**Source excerpt**
┌────────

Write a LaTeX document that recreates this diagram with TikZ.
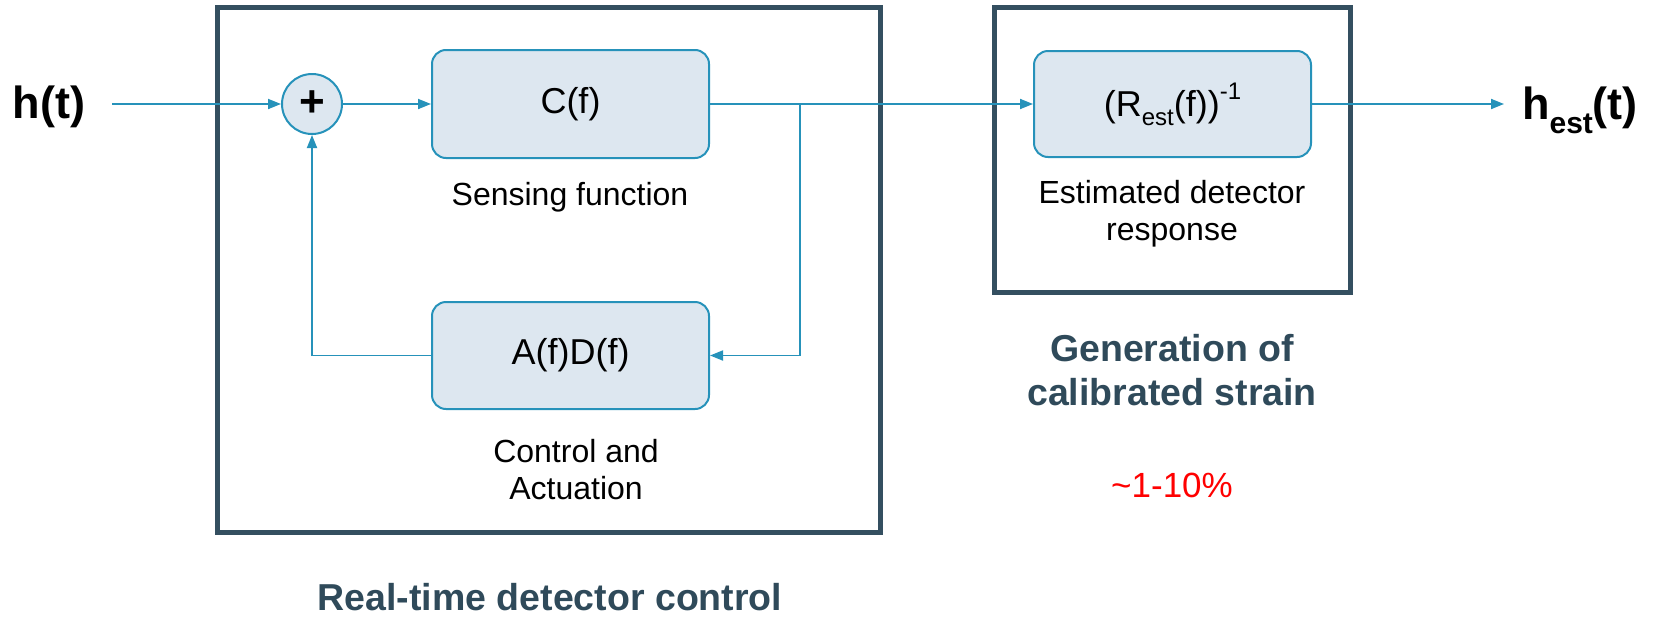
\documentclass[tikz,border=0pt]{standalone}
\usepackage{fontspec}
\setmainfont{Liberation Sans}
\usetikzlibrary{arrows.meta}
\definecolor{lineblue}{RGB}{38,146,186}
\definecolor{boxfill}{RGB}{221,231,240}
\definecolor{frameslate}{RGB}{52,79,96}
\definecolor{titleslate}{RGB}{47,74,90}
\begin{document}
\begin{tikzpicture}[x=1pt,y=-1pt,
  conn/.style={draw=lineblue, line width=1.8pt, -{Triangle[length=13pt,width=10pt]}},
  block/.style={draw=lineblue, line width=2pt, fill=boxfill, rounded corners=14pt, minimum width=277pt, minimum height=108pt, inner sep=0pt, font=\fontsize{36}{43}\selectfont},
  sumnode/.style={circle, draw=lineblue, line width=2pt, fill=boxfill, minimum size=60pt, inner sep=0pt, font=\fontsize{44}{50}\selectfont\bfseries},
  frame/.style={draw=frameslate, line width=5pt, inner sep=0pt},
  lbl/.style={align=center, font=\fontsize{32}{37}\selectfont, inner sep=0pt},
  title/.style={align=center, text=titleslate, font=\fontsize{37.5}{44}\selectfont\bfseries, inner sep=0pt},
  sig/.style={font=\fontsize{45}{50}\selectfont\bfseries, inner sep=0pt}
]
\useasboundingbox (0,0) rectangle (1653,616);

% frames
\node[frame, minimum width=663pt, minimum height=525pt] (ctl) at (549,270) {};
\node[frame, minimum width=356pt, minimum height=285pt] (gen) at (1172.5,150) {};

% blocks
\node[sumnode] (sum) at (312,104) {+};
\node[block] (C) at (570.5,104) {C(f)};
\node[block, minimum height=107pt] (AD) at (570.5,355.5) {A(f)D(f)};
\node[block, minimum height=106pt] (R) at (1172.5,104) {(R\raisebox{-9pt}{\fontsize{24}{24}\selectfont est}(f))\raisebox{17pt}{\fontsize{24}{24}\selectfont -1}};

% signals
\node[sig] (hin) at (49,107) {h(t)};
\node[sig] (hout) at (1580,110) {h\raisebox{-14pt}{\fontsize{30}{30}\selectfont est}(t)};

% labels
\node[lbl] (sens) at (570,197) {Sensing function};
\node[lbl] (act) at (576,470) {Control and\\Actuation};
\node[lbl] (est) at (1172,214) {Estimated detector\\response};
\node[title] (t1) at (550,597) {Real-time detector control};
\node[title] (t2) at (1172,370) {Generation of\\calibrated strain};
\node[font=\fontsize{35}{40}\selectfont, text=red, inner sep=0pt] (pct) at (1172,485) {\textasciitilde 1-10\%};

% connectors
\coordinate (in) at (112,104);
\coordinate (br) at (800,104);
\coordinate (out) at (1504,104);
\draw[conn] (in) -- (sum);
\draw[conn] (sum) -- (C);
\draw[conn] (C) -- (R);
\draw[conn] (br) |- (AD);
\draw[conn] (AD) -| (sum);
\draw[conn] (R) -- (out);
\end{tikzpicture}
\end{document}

└────────

**Given exercise**
Restate exactly, please, only the lines between the start of the data and the line containing "minimum height=106pt] (R)", both ends included, skipping the pictures.

**Response**
Write a LaTeX document that recreates this diagram with TikZ.
\documentclass[tikz,border=0pt]{standalone}
\usepackage{fontspec}
\setmainfont{Liberation Sans}
\usetikzlibrary{arrows.meta}
\definecolor{lineblue}{RGB}{38,146,186}
\definecolor{boxfill}{RGB}{221,231,240}
\definecolor{frameslate}{RGB}{52,79,96}
\definecolor{titleslate}{RGB}{47,74,90}
\begin{document}
\begin{tikzpicture}[x=1pt,y=-1pt,
  conn/.style={draw=lineblue, line width=1.8pt, -{Triangle[length=13pt,width=10pt]}},
  block/.style={draw=lineblue, line width=2pt, fill=boxfill, rounded corners=14pt, minimum width=277pt, minimum height=108pt, inner sep=0pt, font=\fontsize{36}{43}\selectfont},
  sumnode/.style={circle, draw=lineblue, line width=2pt, fill=boxfill, minimum size=60pt, inner sep=0pt, font=\fontsize{44}{50}\selectfont\bfseries},
  frame/.style={draw=frameslate, line width=5pt, inner sep=0pt},
  lbl/.style={align=center, font=\fontsize{32}{37}\selectfont, inner sep=0pt},
  title/.style={align=center, text=titleslate, font=\fontsize{37.5}{44}\selectfont\bfseries, inner sep=0pt},
  sig/.style={font=\fontsize{45}{50}\selectfont\bfseries, inner sep=0pt}
]
\useasboundingbox (0,0) rectangle (1653,616);

% frames
\node[frame, minimum width=663pt, minimum height=525pt] (ctl) at (549,270) {};
\node[frame, minimum width=356pt, minimum height=285pt] (gen) at (1172.5,150) {};

% blocks
\node[sumnode] (sum) at (312,104) {+};
\node[block] (C) at (570.5,104) {C(f)};
\node[block, minimum height=107pt] (AD) at (570.5,355.5) {A(f)D(f)};
\node[block, minimum height=106pt] (R) at (1172.5,104) {(R\raisebox{-9pt}{\fontsize{24}{24}\selectfont est}(f))\raisebox{17pt}{\fontsize{24}{24}\selectfont -1}};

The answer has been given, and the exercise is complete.